“All conditioned things are impermanent—when one sees this with wisdom, one turns away from suffering.” --Shakyamuni Buddha, The Dhammapada
My mother died in January. She was 90 years old and had been hospitalized several times over the last year. For the last 3 weeks of her life, we were supported by hospice services, which allowed her to spend Christmas and New Year’s at home. Many people have asked me how I am doing--how I am coping with my mother’s death. I tell them that I’m doing pretty well. I think that one reason that I am doing OK is that both my mother and I, each in our own way, accepted this basic teaching of the Buddha—that all things are impermanent.
Here I am giving my mom a COVID-haircut in the summer of 2020
My mom faced the pain of impermanence when her mother died. Our family lived in Washington and my grandmother was in California. We were busy with the farm and school back in 1980 when my mother’s mother fell and broke her hip which would need surgery. After talking it over, my mother and grandmother decided that my mom should stay in Washington during the surgery and then go to California later to help with her mom’s recovery. But my grandmother died in surgery and my mother never saw her again. My mother wished she had been there for her mom’s surgery and had been able see her one more time before she died.
Over the last few years, as my mother became more frail, she would remind me of this experience. She told me that eventually she would die, and she did not want me to experience the feelings of regret that she felt about not going to California to be with her mother.
To make sure I did not feel regret, she would carefully and clearly thank me for every visit and every phone call we had . She would say goodbye at every visit as if it might be the last time we would see each other. She would be clear that she appreciated whatever I had done for her during the visit (no matter how small) and she would say that even if we didn’t see each other again, I should not feel guilty or doubt my decisions, that I was a good daughter.

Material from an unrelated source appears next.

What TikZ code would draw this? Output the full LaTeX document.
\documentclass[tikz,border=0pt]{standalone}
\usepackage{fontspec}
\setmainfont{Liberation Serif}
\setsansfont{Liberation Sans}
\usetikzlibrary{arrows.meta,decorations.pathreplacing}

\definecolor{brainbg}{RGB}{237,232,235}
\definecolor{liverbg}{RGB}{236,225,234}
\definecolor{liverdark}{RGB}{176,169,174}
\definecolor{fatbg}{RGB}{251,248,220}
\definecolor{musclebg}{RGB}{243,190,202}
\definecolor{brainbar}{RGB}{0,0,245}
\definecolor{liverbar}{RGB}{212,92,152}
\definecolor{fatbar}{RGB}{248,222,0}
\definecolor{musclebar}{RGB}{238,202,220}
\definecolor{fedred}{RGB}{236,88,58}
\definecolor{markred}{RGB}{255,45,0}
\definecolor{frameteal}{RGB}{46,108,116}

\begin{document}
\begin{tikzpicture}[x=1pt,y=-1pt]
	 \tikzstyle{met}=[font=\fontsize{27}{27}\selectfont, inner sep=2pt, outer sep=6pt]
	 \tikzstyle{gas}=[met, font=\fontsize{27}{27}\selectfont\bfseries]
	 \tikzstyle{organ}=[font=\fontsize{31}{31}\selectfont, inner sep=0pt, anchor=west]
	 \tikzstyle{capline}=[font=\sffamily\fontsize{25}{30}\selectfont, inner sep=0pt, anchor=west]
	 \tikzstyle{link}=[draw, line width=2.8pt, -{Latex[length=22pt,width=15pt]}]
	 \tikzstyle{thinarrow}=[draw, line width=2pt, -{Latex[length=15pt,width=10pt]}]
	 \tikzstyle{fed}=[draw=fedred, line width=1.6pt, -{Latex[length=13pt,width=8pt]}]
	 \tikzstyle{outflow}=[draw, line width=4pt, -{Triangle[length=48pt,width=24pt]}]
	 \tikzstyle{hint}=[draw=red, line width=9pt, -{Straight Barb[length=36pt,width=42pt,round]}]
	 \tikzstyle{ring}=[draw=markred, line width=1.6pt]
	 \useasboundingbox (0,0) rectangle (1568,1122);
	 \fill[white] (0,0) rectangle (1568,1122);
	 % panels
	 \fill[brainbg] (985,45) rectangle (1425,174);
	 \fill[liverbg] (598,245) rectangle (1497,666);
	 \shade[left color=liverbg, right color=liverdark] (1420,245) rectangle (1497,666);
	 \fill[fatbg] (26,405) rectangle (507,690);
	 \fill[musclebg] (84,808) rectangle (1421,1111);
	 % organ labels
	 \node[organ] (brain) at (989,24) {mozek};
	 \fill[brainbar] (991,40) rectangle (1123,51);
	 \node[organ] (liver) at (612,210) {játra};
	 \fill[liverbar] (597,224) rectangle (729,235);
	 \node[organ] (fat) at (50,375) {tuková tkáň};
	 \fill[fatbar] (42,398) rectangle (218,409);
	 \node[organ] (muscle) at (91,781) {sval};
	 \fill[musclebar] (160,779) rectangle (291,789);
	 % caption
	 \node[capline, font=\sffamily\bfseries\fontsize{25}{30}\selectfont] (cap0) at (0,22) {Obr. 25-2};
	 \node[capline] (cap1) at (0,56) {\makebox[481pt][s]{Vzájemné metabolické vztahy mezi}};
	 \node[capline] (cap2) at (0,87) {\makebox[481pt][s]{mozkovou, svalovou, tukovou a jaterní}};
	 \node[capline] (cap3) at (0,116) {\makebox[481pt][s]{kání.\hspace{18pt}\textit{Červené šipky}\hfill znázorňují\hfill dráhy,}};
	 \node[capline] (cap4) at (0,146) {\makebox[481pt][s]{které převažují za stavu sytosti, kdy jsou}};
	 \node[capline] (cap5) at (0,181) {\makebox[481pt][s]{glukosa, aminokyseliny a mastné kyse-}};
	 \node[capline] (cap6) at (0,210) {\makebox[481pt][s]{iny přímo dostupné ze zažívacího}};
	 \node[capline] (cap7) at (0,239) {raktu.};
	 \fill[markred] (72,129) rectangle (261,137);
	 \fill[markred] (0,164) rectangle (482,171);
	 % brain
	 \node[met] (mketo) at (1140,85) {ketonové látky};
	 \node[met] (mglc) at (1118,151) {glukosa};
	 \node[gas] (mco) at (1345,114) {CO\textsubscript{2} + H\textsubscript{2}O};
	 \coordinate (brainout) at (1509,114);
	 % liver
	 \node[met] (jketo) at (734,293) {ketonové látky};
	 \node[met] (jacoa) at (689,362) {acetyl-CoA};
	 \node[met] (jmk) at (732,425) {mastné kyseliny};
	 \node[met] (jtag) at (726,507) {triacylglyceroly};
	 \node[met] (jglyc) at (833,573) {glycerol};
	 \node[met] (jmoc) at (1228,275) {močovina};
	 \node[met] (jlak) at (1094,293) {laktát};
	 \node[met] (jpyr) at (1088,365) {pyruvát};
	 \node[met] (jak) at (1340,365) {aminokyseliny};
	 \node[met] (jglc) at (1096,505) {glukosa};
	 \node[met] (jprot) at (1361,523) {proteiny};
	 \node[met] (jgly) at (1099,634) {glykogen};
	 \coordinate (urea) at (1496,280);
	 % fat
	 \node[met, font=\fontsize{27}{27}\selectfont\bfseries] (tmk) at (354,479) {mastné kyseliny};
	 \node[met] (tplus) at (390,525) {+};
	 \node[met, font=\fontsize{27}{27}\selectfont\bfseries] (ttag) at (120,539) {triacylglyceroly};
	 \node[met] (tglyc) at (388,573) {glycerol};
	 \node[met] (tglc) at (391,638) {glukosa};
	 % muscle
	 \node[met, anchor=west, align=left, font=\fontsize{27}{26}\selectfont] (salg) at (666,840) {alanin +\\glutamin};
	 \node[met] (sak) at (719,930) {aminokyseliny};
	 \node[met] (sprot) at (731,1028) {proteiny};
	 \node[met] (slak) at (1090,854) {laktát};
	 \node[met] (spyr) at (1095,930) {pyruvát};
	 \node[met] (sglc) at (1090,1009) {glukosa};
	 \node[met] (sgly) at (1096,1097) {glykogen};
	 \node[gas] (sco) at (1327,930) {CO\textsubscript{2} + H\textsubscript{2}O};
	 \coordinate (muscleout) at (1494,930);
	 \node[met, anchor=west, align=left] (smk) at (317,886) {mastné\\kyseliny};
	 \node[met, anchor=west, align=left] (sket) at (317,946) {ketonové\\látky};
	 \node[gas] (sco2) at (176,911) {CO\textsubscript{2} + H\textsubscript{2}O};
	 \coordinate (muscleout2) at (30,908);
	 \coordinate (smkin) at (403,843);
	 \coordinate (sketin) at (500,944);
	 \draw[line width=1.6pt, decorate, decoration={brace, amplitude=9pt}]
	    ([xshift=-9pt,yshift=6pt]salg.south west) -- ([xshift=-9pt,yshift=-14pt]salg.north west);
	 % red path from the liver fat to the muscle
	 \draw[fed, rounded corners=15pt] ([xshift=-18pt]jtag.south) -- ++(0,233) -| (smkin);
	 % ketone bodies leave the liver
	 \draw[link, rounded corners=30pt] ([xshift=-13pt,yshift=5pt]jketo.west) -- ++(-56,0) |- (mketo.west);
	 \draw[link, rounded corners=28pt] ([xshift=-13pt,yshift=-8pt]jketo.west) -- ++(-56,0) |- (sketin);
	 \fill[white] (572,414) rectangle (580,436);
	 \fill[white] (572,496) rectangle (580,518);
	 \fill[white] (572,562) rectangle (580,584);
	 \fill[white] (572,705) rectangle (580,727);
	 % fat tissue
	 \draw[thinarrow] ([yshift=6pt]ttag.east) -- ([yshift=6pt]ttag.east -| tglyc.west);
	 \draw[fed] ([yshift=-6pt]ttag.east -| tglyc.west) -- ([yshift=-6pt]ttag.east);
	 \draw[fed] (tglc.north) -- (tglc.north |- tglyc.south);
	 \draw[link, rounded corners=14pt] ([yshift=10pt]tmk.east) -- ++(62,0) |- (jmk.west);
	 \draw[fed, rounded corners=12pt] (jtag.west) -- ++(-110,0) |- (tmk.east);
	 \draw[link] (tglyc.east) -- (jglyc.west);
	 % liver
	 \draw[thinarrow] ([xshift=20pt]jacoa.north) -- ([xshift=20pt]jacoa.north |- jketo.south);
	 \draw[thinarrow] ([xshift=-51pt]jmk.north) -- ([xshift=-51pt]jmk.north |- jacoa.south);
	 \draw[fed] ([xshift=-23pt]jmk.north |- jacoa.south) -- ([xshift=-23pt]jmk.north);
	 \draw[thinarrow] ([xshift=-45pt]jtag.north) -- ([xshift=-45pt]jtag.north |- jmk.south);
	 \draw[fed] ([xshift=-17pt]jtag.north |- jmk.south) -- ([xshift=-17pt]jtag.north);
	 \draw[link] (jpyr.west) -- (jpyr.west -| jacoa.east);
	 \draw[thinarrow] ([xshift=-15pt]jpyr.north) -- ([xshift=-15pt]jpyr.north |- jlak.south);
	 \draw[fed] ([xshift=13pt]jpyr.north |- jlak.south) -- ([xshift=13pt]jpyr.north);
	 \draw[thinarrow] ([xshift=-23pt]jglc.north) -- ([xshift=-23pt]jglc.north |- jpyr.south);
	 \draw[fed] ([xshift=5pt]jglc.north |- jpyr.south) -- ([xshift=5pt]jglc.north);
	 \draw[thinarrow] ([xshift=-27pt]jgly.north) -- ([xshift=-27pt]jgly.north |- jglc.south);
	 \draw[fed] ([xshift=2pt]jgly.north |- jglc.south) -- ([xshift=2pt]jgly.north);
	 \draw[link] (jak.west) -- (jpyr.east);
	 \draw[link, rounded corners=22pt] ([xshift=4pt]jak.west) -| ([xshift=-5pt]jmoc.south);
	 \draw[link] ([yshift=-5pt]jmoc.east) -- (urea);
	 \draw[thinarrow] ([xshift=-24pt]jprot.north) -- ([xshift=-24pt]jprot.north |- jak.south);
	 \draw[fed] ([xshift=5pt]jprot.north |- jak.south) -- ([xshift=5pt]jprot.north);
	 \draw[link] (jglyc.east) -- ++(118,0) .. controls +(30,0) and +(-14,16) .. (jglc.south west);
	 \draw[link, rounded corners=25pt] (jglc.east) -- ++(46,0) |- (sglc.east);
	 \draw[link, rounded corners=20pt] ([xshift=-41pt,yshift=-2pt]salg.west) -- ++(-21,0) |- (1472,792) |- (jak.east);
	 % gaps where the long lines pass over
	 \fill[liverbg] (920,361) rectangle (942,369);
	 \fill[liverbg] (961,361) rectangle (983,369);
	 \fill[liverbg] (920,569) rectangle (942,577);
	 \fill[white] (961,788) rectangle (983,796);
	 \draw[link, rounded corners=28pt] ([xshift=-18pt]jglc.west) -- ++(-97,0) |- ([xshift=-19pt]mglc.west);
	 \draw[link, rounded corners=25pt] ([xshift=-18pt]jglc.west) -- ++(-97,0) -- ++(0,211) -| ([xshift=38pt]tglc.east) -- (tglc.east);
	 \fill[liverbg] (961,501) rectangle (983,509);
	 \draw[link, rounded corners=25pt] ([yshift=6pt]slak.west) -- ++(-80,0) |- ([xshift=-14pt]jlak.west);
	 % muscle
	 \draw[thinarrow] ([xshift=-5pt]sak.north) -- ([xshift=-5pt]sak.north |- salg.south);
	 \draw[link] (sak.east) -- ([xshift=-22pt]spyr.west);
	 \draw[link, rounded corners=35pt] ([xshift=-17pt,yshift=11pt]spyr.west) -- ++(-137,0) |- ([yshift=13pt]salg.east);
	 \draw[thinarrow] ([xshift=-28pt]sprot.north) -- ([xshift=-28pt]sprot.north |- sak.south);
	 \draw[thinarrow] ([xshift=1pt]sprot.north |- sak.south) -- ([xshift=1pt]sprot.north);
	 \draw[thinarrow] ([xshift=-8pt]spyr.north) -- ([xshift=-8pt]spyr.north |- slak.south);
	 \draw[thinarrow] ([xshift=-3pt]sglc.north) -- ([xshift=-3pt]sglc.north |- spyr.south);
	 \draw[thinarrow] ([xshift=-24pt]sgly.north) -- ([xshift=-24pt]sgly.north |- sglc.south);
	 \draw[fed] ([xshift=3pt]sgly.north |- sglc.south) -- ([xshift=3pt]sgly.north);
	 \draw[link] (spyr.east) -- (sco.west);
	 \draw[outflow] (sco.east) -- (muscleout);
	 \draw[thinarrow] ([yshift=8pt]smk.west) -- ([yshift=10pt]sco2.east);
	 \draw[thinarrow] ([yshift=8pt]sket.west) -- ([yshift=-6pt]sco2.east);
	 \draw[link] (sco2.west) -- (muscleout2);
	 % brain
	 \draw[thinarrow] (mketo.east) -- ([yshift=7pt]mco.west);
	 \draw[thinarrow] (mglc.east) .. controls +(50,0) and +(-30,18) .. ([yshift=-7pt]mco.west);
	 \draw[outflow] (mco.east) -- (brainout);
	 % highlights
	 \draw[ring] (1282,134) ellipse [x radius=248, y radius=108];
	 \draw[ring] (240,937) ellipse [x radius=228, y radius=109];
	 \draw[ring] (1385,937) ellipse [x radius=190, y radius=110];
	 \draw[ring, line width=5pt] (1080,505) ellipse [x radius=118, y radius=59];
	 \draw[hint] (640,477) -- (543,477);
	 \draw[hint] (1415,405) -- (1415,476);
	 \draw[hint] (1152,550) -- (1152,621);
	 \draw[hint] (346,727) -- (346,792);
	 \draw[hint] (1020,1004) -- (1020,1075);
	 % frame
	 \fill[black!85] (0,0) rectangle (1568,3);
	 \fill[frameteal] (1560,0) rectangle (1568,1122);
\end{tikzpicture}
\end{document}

As a result of my mother’s wisdom and acceptance regarding her own impermanence, I am relatively free of feelings of guilt and regret regarding my relationship with my mother and the circumstances of her death. She would not want me to have the painful feelings that she experienced. Her wisdom regarding her own impermanence has reduced my suffering at her death. And so, although I am sad and I miss her a lot, I am able to focus on the happiness and love that she gave me, and I am not preoccupied with regrets.
I hope that by sharing this experience, I can pass along to you the love and wisdom that she was able to give me.